● **The exercise**: Give the data again exactly as written, skipping any pictures.
═══
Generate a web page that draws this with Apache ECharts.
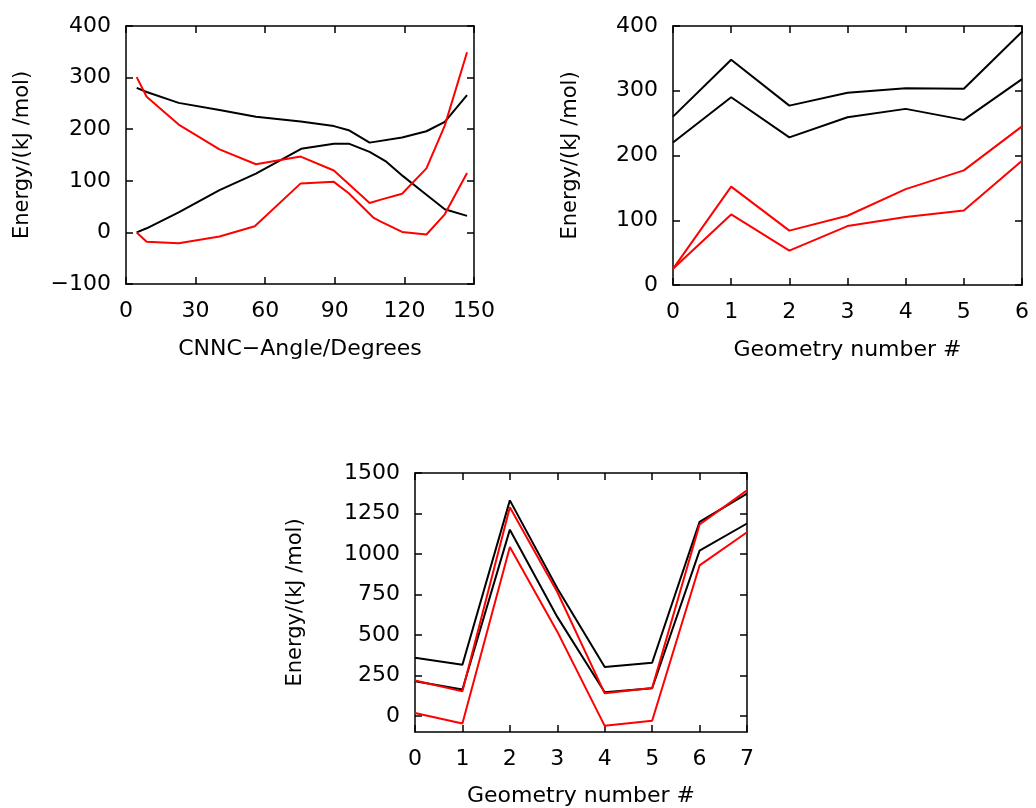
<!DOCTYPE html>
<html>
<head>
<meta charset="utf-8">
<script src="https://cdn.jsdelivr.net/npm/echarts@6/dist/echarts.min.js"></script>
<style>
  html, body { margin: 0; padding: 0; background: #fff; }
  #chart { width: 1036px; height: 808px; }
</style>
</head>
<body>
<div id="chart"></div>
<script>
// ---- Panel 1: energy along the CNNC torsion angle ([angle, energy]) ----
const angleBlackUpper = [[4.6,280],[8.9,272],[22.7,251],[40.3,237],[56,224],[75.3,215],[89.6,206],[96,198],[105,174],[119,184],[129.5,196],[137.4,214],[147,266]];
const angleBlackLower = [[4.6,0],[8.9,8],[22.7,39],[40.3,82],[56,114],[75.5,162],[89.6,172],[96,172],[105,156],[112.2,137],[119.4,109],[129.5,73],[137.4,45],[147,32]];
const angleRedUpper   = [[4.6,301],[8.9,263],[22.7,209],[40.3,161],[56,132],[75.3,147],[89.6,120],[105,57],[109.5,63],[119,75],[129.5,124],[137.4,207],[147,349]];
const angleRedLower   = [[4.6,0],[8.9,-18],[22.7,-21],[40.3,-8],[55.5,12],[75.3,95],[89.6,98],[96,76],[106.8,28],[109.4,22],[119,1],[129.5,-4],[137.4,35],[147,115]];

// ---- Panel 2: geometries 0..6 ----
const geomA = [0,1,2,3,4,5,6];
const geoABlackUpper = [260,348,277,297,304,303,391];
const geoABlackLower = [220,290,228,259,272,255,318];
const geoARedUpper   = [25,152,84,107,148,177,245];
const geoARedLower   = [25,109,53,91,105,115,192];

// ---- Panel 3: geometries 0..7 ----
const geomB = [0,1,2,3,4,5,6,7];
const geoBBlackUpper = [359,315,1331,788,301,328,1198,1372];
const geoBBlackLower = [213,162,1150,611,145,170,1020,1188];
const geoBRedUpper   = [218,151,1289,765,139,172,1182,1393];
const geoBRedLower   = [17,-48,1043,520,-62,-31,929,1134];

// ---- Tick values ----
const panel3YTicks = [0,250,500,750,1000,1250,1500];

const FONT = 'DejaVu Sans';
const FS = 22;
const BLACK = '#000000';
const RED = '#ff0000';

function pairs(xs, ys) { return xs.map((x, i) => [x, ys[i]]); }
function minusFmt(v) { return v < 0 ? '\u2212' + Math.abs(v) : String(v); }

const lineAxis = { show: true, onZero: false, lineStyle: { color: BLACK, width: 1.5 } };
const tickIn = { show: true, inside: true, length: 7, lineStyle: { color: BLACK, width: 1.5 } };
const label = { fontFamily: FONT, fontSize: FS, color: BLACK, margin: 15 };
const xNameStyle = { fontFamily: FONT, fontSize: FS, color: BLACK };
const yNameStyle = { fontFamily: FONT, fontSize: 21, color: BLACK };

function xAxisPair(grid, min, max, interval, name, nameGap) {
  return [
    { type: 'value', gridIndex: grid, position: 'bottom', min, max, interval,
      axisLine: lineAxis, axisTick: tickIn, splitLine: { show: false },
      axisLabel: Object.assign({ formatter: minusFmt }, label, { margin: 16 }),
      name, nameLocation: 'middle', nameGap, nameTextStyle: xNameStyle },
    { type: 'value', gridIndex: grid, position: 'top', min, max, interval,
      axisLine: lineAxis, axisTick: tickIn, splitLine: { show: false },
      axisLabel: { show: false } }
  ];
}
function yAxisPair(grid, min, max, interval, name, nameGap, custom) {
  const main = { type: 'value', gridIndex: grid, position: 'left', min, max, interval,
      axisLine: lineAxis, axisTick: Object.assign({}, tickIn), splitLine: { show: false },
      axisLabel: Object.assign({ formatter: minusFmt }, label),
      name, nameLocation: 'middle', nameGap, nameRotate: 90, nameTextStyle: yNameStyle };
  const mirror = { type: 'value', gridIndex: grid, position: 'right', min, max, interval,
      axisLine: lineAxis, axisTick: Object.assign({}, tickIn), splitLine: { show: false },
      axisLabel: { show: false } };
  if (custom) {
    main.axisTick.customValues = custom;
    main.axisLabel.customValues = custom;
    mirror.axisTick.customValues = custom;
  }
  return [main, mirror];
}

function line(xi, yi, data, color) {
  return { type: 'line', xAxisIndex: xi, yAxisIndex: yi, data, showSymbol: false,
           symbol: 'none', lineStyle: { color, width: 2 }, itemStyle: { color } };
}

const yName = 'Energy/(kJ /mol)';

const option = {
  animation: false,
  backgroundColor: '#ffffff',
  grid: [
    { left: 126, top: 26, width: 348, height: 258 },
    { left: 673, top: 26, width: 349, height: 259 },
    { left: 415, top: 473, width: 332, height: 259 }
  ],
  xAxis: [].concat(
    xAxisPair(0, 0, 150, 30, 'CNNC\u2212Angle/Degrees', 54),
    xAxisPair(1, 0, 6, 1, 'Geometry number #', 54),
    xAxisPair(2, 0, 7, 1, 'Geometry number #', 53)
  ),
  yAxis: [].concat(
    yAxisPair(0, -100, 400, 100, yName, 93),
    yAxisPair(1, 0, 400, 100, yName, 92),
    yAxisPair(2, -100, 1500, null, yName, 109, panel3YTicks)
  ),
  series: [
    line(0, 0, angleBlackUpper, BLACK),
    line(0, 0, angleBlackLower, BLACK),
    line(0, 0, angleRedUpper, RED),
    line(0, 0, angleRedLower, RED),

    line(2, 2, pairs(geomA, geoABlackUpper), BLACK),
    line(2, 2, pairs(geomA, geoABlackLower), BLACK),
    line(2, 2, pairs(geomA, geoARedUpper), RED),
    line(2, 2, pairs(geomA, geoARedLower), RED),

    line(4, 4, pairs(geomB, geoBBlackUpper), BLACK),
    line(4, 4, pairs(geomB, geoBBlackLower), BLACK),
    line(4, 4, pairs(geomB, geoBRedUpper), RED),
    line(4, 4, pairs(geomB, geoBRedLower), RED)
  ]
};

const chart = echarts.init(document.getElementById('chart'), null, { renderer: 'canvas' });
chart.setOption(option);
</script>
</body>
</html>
═══
● **Solution**:
Generate a web page that draws this with Apache ECharts.
<!DOCTYPE html>
<html>
<head>
<meta charset="utf-8">
<script src="https://cdn.jsdelivr.net/npm/echarts@6/dist/echarts.min.js"></script>
<style>
  html, body { margin: 0; padding: 0; background: #fff; }
  #chart { width: 1036px; height: 808px; }
</style>
</head>
<body>
<div id="chart"></div>
<script>
// ---- Panel 1: energy along the CNNC torsion angle ([angle, energy]) ----
const angleBlackUpper = [[4.6,280],[8.9,272],[22.7,251],[40.3,237],[56,224],[75.3,215],[89.6,206],[96,198],[105,174],[119,184],[129.5,196],[137.4,214],[147,266]];
const angleBlackLower = [[4.6,0],[8.9,8],[22.7,39],[40.3,82],[56,114],[75.5,162],[89.6,172],[96,172],[105,156],[112.2,137],[119.4,109],[129.5,73],[137.4,45],[147,32]];
const angleRedUpper   = [[4.6,301],[8.9,263],[22.7,209],[40.3,161],[56,132],[75.3,147],[89.6,120],[105,57],[109.5,63],[119,75],[129.5,124],[137.4,207],[147,349]];
const angleRedLower   = [[4.6,0],[8.9,-18],[22.7,-21],[40.3,-8],[55.5,12],[75.3,95],[89.6,98],[96,76],[106.8,28],[109.4,22],[119,1],[129.5,-4],[137.4,35],[147,115]];

// ---- Panel 2: geometries 0..6 ----
const geomA = [0,1,2,3,4,5,6];
const geoABlackUpper = [260,348,277,297,304,303,391];
const geoABlackLower = [220,290,228,259,272,255,318];
const geoARedUpper   = [25,152,84,107,148,177,245];
const geoARedLower   = [25,109,53,91,105,115,192];

// ---- Panel 3: geometries 0..7 ----
const geomB = [0,1,2,3,4,5,6,7];
const geoBBlackUpper = [359,315,1331,788,301,328,1198,1372];
const geoBBlackLower = [213,162,1150,611,145,170,1020,1188];
const geoBRedUpper   = [218,151,1289,765,139,172,1182,1393];
const geoBRedLower   = [17,-48,1043,520,-62,-31,929,1134];

// ---- Tick values ----
const panel3YTicks = [0,250,500,750,1000,1250,1500];

const FONT = 'DejaVu Sans';
const FS = 22;
const BLACK = '#000000';
const RED = '#ff0000';

function pairs(xs, ys) { return xs.map((x, i) => [x, ys[i]]); }
function minusFmt(v) { return v < 0 ? '\u2212' + Math.abs(v) : String(v); }

const lineAxis = { show: true, onZero: false, lineStyle: { color: BLACK, width: 1.5 } };
const tickIn = { show: true, inside: true, length: 7, lineStyle: { color: BLACK, width: 1.5 } };
const label = { fontFamily: FONT, fontSize: FS, color: BLACK, margin: 15 };
const xNameStyle = { fontFamily: FONT, fontSize: FS, color: BLACK };
const yNameStyle = { fontFamily: FONT, fontSize: 21, color: BLACK };

function xAxisPair(grid, min, max, interval, name, nameGap) {
  return [
    { type: 'value', gridIndex: grid, position: 'bottom', min, max, interval,
      axisLine: lineAxis, axisTick: tickIn, splitLine: { show: false },
      axisLabel: Object.assign({ formatter: minusFmt }, label, { margin: 16 }),
      name, nameLocation: 'middle', nameGap, nameTextStyle: xNameStyle },
    { type: 'value', gridIndex: grid, position: 'top', min, max, interval,
      axisLine: lineAxis, axisTick: tickIn, splitLine: { show: false },
      axisLabel: { show: false } }
  ];
}
function yAxisPair(grid, min, max, interval, name, nameGap, custom) {
  const main = { type: 'value', gridIndex: grid, position: 'left', min, max, interval,
      axisLine: lineAxis, axisTick: Object.assign({}, tickIn), splitLine: { show: false },
      axisLabel: Object.assign({ formatter: minusFmt }, label),
      name, nameLocation: 'middle', nameGap, nameRotate: 90, nameTextStyle: yNameStyle };
  const mirror = { type: 'value', gridIndex: grid, position: 'right', min, max, interval,
      axisLine: lineAxis, axisTick: Object.assign({}, tickIn), splitLine: { show: false },
      axisLabel: { show: false } };
  if (custom) {
    main.axisTick.customValues = custom;
    main.axisLabel.customValues = custom;
    mirror.axisTick.customValues = custom;
  }
  return [main, mirror];
}

function line(xi, yi, data, color) {
  return { type: 'line', xAxisIndex: xi, yAxisIndex: yi, data, showSymbol: false,
           symbol: 'none', lineStyle: { color, width: 2 }, itemStyle: { color } };
}

const yName = 'Energy/(kJ /mol)';

const option = {
  animation: false,
  backgroundColor: '#ffffff',
  grid: [
    { left: 126, top: 26, width: 348, height: 258 },
    { left: 673, top: 26, width: 349, height: 259 },
    { left: 415, top: 473, width: 332, height: 259 }
  ],
  xAxis: [].concat(
    xAxisPair(0, 0, 150, 30, 'CNNC\u2212Angle/Degrees', 54),
    xAxisPair(1, 0, 6, 1, 'Geometry number #', 54),
    xAxisPair(2, 0, 7, 1, 'Geometry number #', 53)
  ),
  yAxis: [].concat(
    yAxisPair(0, -100, 400, 100, yName, 93),
    yAxisPair(1, 0, 400, 100, yName, 92),
    yAxisPair(2, -100, 1500, null, yName, 109, panel3YTicks)
  ),
  series: [
    line(0, 0, angleBlackUpper, BLACK),
    line(0, 0, angleBlackLower, BLACK),
    line(0, 0, angleRedUpper, RED),
    line(0, 0, angleRedLower, RED),

    line(2, 2, pairs(geomA, geoABlackUpper), BLACK),
    line(2, 2, pairs(geomA, geoABlackLower), BLACK),
    line(2, 2, pairs(geomA, geoARedUpper), RED),
    line(2, 2, pairs(geomA, geoARedLower), RED),

    line(4, 4, pairs(geomB, geoBBlackUpper), BLACK),
    line(4, 4, pairs(geomB, geoBBlackLower), BLACK),
    line(4, 4, pairs(geomB, geoBRedUpper), RED),
    line(4, 4, pairs(geomB, geoBRedLower), RED)
  ]
};

const chart = echarts.init(document.getElementById('chart'), null, { renderer: 'canvas' });
chart.setOption(option);
</script>
</body>
</html>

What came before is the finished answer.